> **Task inputs**

[start]

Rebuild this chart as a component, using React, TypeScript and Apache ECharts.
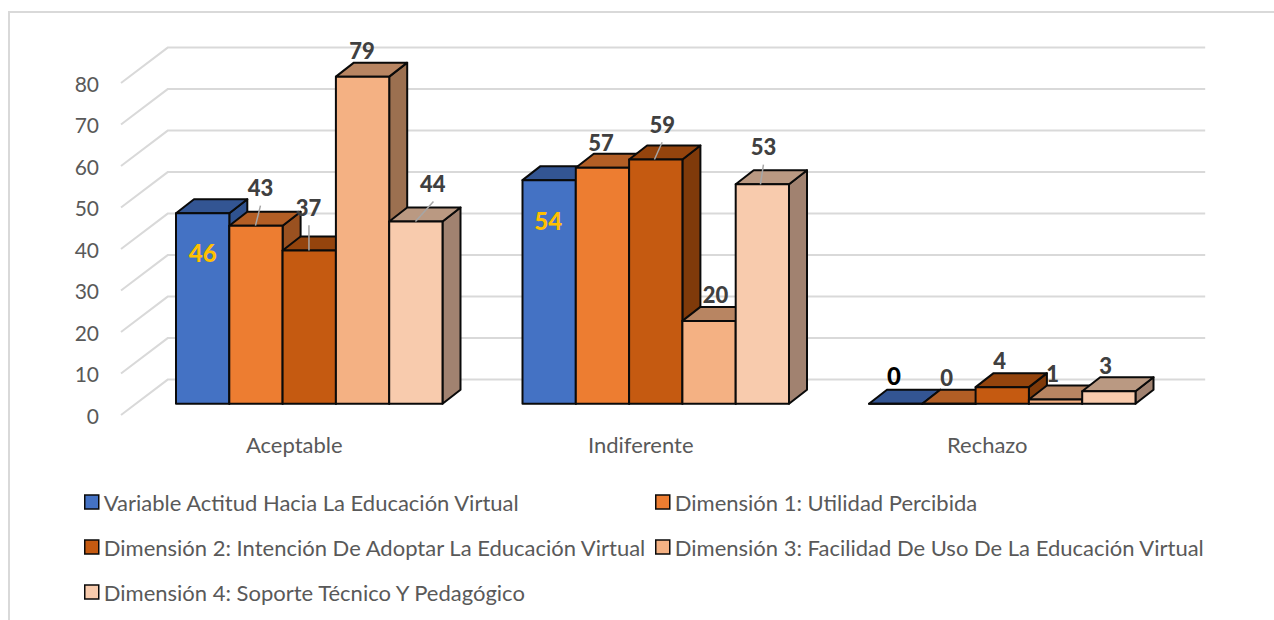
import React, { useEffect, useRef } from "react";
import * as echarts from "echarts";

const categories = ["Aceptable", "Indiferente", "Rechazo"];
const seriesNames = [
  "Variable Actitud Hacia La Educación Virtual",
  "Dimensión 1: Utilidad Percibida",
  "Dimensión 2: Intención De Adoptar La Educación Virtual",
  "Dimensión 3: Facilidad De Uso De La Educación Virtual",
  "Dimensión 4: Soporte Técnico Y Pedagógico",
];
const variableActitud = [46, 54, 0];
const utilidadPercibida = [43, 57, 0];
const intencionAdoptar = [37, 59, 4];
const facilidadUso = [79, 20, 1];
const soporteTecnico = [44, 53, 3];
const seriesValues = [variableActitud, utilidadPercibida, intencionAdoptar, facilidadUso, soporteTecnico];
const wallTicks = [0, 10, 20, 30, 40, 50, 60, 70, 80];

const FONT = "Lato";
const FRONT = ["#4472C4", "#ED7D31", "#C55A11", "#F4B183", "#F8CBAD"];
const TOP = ["#335593", "#B25E25", "#94440D", "#B88562", "#BA9982"];
const SIDE = ["#2F528F", "#9A5120", "#7F3A0A", "#9C7050", "#A18270"];
const LINE = "#0A0A0A";

const GRID = { left: 121, top: 83, width: 1039.5, height: 332 };
const WALL = { dx: 46.7, dy: -35.4 };
const FLOOR = { dx: 15, dy: -11.3 };
const DEPTH = { dx: 18, dy: -14 };
const BAR_WIDTH = 53.3;
const UNIT = 4.14;

// label offset from the top-centre of each bar's front face: [series][category]
const labelOffsets = [
  [[0, 39.3], [-1, 40.4], [-1.7, -27.7]],
  [[4.5, -38], [-1.5, -25.2], [-2.3, -25.7]],
  [[-0.8, -42.6], [6.4, -34.9], [-2.6, -26]],
  [[-0.6, -25.3], [6.4, -25.7], [-2.9, -25.6]],
  [[17, -37.4], [1.1, -37.7], [-3.2, -25.3]],
];
const leaderOffsets: (number[] | null)[][] = [
  [null, null, null],
  [[4.5, -20, -0.5, 0], null, null],
  [[-0.3, -25.3, -0.3, 0], [6.4, -17.2, -1.3, 0], null],
  [null, null, null],
  [[17.6, -20, -0.4, 0], [1.1, -19.7, -1.9, 0], null],
];

function barFrame(api: any, s: number, c: number, v: number) {
  const base = api.coord([c, 0]);
  const left = base[0] - (BAR_WIDTH * 5) / 2 + FLOOR.dx + s * BAR_WIDTH;
  const bottom = base[1] + FLOOR.dy;
  const height = v * UNIT;
  return { left, right: left + BAR_WIDTH, bottom, top: bottom - height };
}

function wallItem(_: any, api: any) {
  const v = api.value(0);
  const a = api.coord([0, v]);
  const size = api.size([1, 0])[0];
  const x0 = a[0] - size / 2;
  const y0 = a[1];
  const x1 = x0 + WALL.dx;
  const y1 = y0 + WALL.dy;
  const x2 = x0 + GRID.width + WALL.dx - 2;
  return {
    type: "polyline",
    shape: { points: [[x0, y0], [x1, y1], [x2, y1]] },
    style: { stroke: "#D9D9D9", lineWidth: 2, fill: "none" },
    silent: true,
  };
}

function barItem(s: number) {
  return (_: any, api: any) => {
    const c = api.value(0);
    const v = api.value(1);
    const { left, right, bottom, top } = barFrame(api, s, c, v);
    const d = DEPTH;
    const st = (fill: string) => ({ fill, stroke: LINE, lineWidth: 2, lineJoin: "round" });
    return {
      type: "group",
      children: [
        {
          type: "polygon",
          shape: { points: [[right, bottom], [right + d.dx, bottom + d.dy], [right + d.dx, top + d.dy], [right, top]] },
          style: st(SIDE[s]),
        },
        {
          type: "polygon",
          shape: { points: [[left, top], [left + d.dx, top + d.dy], [right + d.dx, top + d.dy], [right, top]] },
          style: st(TOP[s]),
        },
        {
          type: "rect",
          shape: { x: left, y: top, width: BAR_WIDTH, height: bottom - top },
          style: st(FRONT[s]),
        },
      ],
    };
  };
}

function labelItem(_: any, api: any) {
  const s = api.value(2);
  const c = api.value(0);
  const v = api.value(1);
  const { left, top } = barFrame(api, s, c, v);
  const cx = left + BAR_WIDTH / 2;
  const off = labelOffsets[s][c];
  const inside = off[1] > 0;
  const strong = s === 0 && c === 2;
  const children: any[] = [];
  const lead = leaderOffsets[s][c];
  if (lead) {
    children.push({
      type: "line",
      shape: { x1: cx + lead[0], y1: top + lead[1], x2: cx + lead[2], y2: top + lead[3] },
      style: { stroke: "#A6A6A6", lineWidth: 1.5 },
    });
  }
  children.push({
    type: "text",
    x: cx + off[0],
    y: top + off[1] - 0.5,
    style: {
      text: String(v),
      fill: inside ? "#FFC000" : strong ? "#000000" : "#404040",
      font: `900 ${inside || strong ? 24 : 22}px ${FONT}`,
      textAlign: "center",
      textVerticalAlign: "middle",
    },
  });
  return { type: "group", children };
}

const legendSpots = [
  { left: 84, top: 491 },
  { left: 655, top: 491 },
  { left: 84, top: 536 },
  { left: 655, top: 536 },
  { left: 84, top: 581 },
];

const labelData: number[][] = [];
seriesValues.forEach((vals, s) => vals.forEach((v, c) => labelData.push([c, v, s])));

export default function App() {
  const ref = useRef<HTMLDivElement>(null);
  useEffect(() => {
    const chart = echarts.init(ref.current!, undefined, { renderer: "svg" });
    chart.setOption({
      animation: false,
      backgroundColor: "#FFFFFF",
      textStyle: { fontFamily: FONT },
      grid: { ...GRID, containLabel: false },
      graphic: [
        {
          type: "polyline",
          silent: true,
          z: -10,
          shape: { points: [[9, 620], [9, 12], [1274, 12]] },
          style: { fill: "none", stroke: "#D9D9D9", lineWidth: 2 },
        },
      ],
      xAxis: {
        type: "category",
        data: categories,
        axisLine: { show: false },
        axisTick: { show: false },
        splitLine: { show: false },
        axisLabel: { color: "#595959", fontSize: 22, fontFamily: FONT, margin: 18 },
      },
      yAxis: {
        type: "value",
        min: 0,
        max: 80,
        interval: 10,
        axisLine: { show: false },
        axisTick: { show: false },
        splitLine: { show: false },
        axisLabel: { color: "#595959", fontSize: 21, fontFamily: FONT, margin: 22 },
      },
      legend: seriesNames.map((name, i) => ({
        data: [name],
        left: legendSpots[i].left,
        top: legendSpots[i].top,
        orient: "horizontal",
        padding: 0,
        icon: "rect",
        itemWidth: 14,
        itemHeight: 14,
        selectedMode: false,
        itemStyle: { borderColor: LINE, borderWidth: 1.5 },
        textStyle: { color: "#595959", fontSize: 22, fontFamily: FONT, padding: [0, 0, 0, 0] },
      })),
      series: [
        {
          type: "custom",
          name: "wall",
          data: wallTicks.map((t) => [t]),
          encode: { y: 0 },
          renderItem: wallItem,
          silent: true,
          z: 1,
          clip: false,
        },
        ...seriesNames.map((name, s) => ({
          type: "custom",
          name,
          data: seriesValues[s].map((v, c) => [c, v]),
          encode: { x: 0, y: 1 },
          renderItem: barItem(s),
          itemStyle: { color: FRONT[s] },
          z: 2,
          clip: false,
        })),
        {
          type: "custom",
          name: "labels",
          data: labelData,
          encode: { x: 0, y: 1 },
          renderItem: labelItem,
          z: 3,
          clip: false,
        },
      ],
    });
    return () => chart.dispose();
  }, []);
  return (
    <div
      ref={ref}
      style={{ position: "absolute", left: 0, top: 0, width: 1274, height: 620 }}
    />
  );
}
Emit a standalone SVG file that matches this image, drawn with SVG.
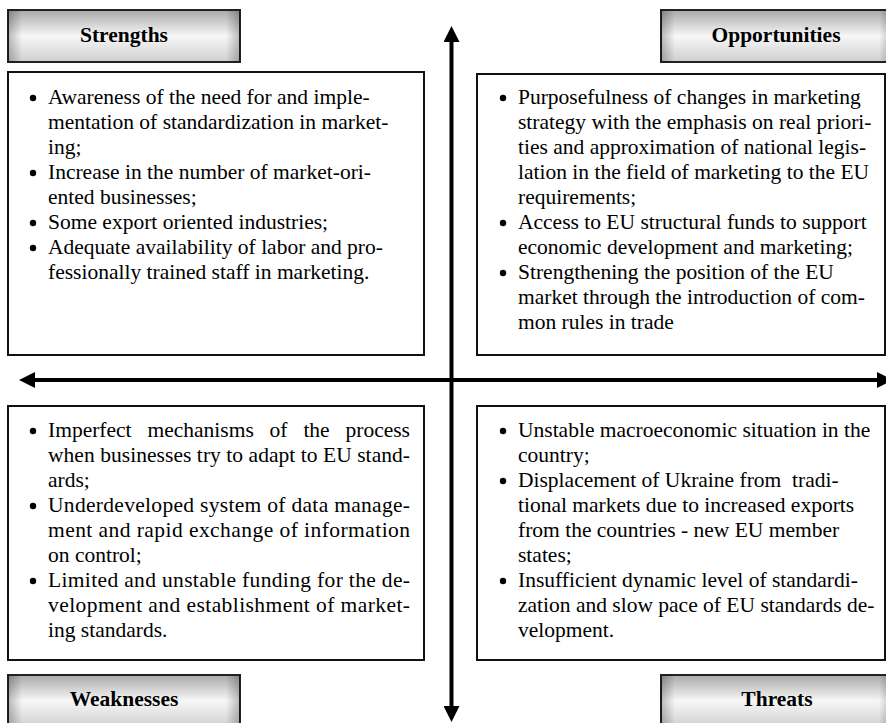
<svg xmlns="http://www.w3.org/2000/svg" width="886" height="723" viewBox="0 0 886 723">
<style>
.box{fill:#fff;stroke:#111;stroke-width:2}
.hdr{fill:url(#hg);stroke:#222;stroke-width:2}
.ht{font-family:"Liberation Serif","Times New Roman",serif;font-size:21.5px;font-weight:bold;fill:#000;text-anchor:middle}
.t{font-family:"Liberation Serif","Times New Roman",serif;font-size:21.5px;fill:#000}
.ax{stroke:#000;stroke-width:4;fill:none}
</style>
<defs>
<linearGradient id="hg" x1="0" y1="0" x2="0" y2="1">
<stop offset="0" stop-color="#a9a9a9"/>
<stop offset="0.5" stop-color="#f7f7f7"/>
<stop offset="1" stop-color="#cfcfcf"/>
</linearGradient>
<linearGradient id="hs" x1="0" y1="0" x2="1" y2="0">
<stop offset="0" stop-color="#000" stop-opacity="0.25"/>
<stop offset="0.06" stop-color="#000" stop-opacity="0"/>
<stop offset="0.94" stop-color="#000" stop-opacity="0"/>
<stop offset="1" stop-color="#000" stop-opacity="0.25"/>
</linearGradient>
<marker id="ah" viewBox="0 0 16 16" refX="0" refY="8" markerWidth="16" markerHeight="16" markerUnits="userSpaceOnUse" orient="auto-start-reverse">
<path d="M0,0 L16,8 L0,16 z" fill="#000"/>
</marker>
<circle id="b" r="3.2" fill="#000"/>
</defs>
<rect width="886" height="723" fill="#fff"/>

<g id="connectors">
<line class="ax" x1="451.5" y1="42" x2="451.5" y2="706" marker-start="url(#ah)" marker-end="url(#ah)"/>
<line class="ax" x1="35" y1="380" x2="877" y2="380" marker-start="url(#ah)" marker-end="url(#ah)"/>
</g>

<g id="strengths-header">
<rect class="hdr" x="8" y="10" width="232" height="52"/>
<rect x="8" y="10" width="232" height="52" fill="url(#hs)"/>
<text class="ht" x="124" y="42">Strengths</text>
</g>
<g id="opportunities-header">
<rect class="hdr" x="661" y="10" width="232" height="52"/>
<rect x="661" y="10" width="232" height="52" fill="url(#hs)"/>
<text class="ht" x="776" y="42">Opportunities</text>
</g>
<g id="weaknesses-header">
<rect class="hdr" x="8" y="675" width="232" height="52"/>
<rect x="8" y="675" width="232" height="52" fill="url(#hs)"/>
<text class="ht" x="124" y="706">Weaknesses</text>
</g>
<g id="threats-header">
<rect class="hdr" x="661" y="675" width="232" height="52"/>
<rect x="661" y="675" width="232" height="52" fill="url(#hs)"/>
<text class="ht" x="777" y="706">Threats</text>
</g>

<g id="strengths">
<rect class="box" x="8" y="72" width="416" height="283"/>
<use href="#b" x="33" y="98"/>
<use href="#b" x="33" y="173"/>
<use href="#b" x="33" y="223"/>
<use href="#b" x="33" y="248"/>
<text class="t" x="48" y="104">Awareness of the need for and imple-</text>
<text class="t" x="48" y="129">mentation of standardization in market-</text>
<text class="t" x="48" y="154">ing;</text>
<text class="t" x="48" y="179">Increase in the number of market-ori-</text>
<text class="t" x="48" y="204">ented businesses;</text>
<text class="t" x="48" y="229">Some export oriented industries;</text>
<text class="t" x="48" y="254">Adequate availability of labor and pro-</text>
<text class="t" x="48" y="279">fessionally trained staff in marketing.</text>
</g>

<g id="opportunities">
<rect class="box" x="477" y="74" width="408" height="281"/>
<use href="#b" x="503" y="98"/>
<use href="#b" x="503" y="223"/>
<use href="#b" x="503" y="273"/>
<text class="t" x="518" y="104">Purposefulness of changes in marketing</text>
<text class="t" x="518" y="129">strategy with the emphasis on real priori-</text>
<text class="t" x="518" y="154">ties and approximation of national legis-</text>
<text class="t" x="518" y="179">lation in the field of marketing to the EU</text>
<text class="t" x="518" y="204">requirements;</text>
<text class="t" x="518" y="229">Access to EU structural funds to support</text>
<text class="t" x="518" y="254">economic development and marketing;</text>
<text class="t" x="518" y="279">Strengthening the position of the EU</text>
<text class="t" x="518" y="304">market through the introduction of com-</text>
<text class="t" x="518" y="329">mon rules in trade</text>
</g>

<g id="weaknesses">
<rect class="box" x="8" y="406" width="416" height="254"/>
<use href="#b" x="33" y="431"/>
<use href="#b" x="33" y="506"/>
<use href="#b" x="33" y="581"/>
<text class="t" y="437"><tspan x="48">Imperfect</tspan><tspan x="147.5">mechanisms</tspan><tspan x="269.6">of</tspan><tspan x="303.4">the</tspan><tspan x="345.5">process</tspan></text>
<text class="t" x="48" y="462" textLength="362" lengthAdjust="spacing">when businesses try to adapt to EU stand-</text>
<text class="t" x="48" y="487">ards;</text>
<text class="t" x="48" y="512" textLength="362" lengthAdjust="spacing">Underdeveloped system of data manage-</text>
<text class="t" x="48" y="537" textLength="362" lengthAdjust="spacing">ment and rapid exchange of information</text>
<text class="t" x="48" y="562">on control;</text>
<text class="t" x="48" y="587" textLength="362" lengthAdjust="spacing">Limited and unstable funding for the de-</text>
<text class="t" x="48" y="612" textLength="362" lengthAdjust="spacing">velopment and establishment of market-</text>
<text class="t" x="48" y="637">ing standards.</text>
</g>

<g id="threats">
<rect class="box" x="477" y="406" width="408" height="254"/>
<use href="#b" x="503" y="431"/>
<use href="#b" x="503" y="481"/>
<use href="#b" x="503" y="581"/>
<text class="t" x="518" y="437">Unstable macroeconomic situation in the</text>
<text class="t" x="518" y="462">country;</text>
<text class="t" x="518" y="487" xml:space="preserve">Displacement of Ukraine from  tradi-</text>
<text class="t" x="518" y="512">tional markets due to increased exports</text>
<text class="t" x="518" y="537">from the countries - new EU member</text>
<text class="t" x="518" y="562">states;</text>
<text class="t" x="518" y="587">Insufficient dynamic level of standardi-</text>
<text class="t" x="518" y="612">zation and slow pace of EU standards de-</text>
<text class="t" x="518" y="637">velopment.</text>
</g>
</svg>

[end]

> **What the task requires**
Copy only the part of the records that runs from the first line to the line with "import * as", ends included, leaving pictures out.

> **Exercise output**
Rebuild this chart as a component, using React, TypeScript and Apache ECharts.
import React, { useEffect, useRef } from "react";
import * as echarts from "echarts";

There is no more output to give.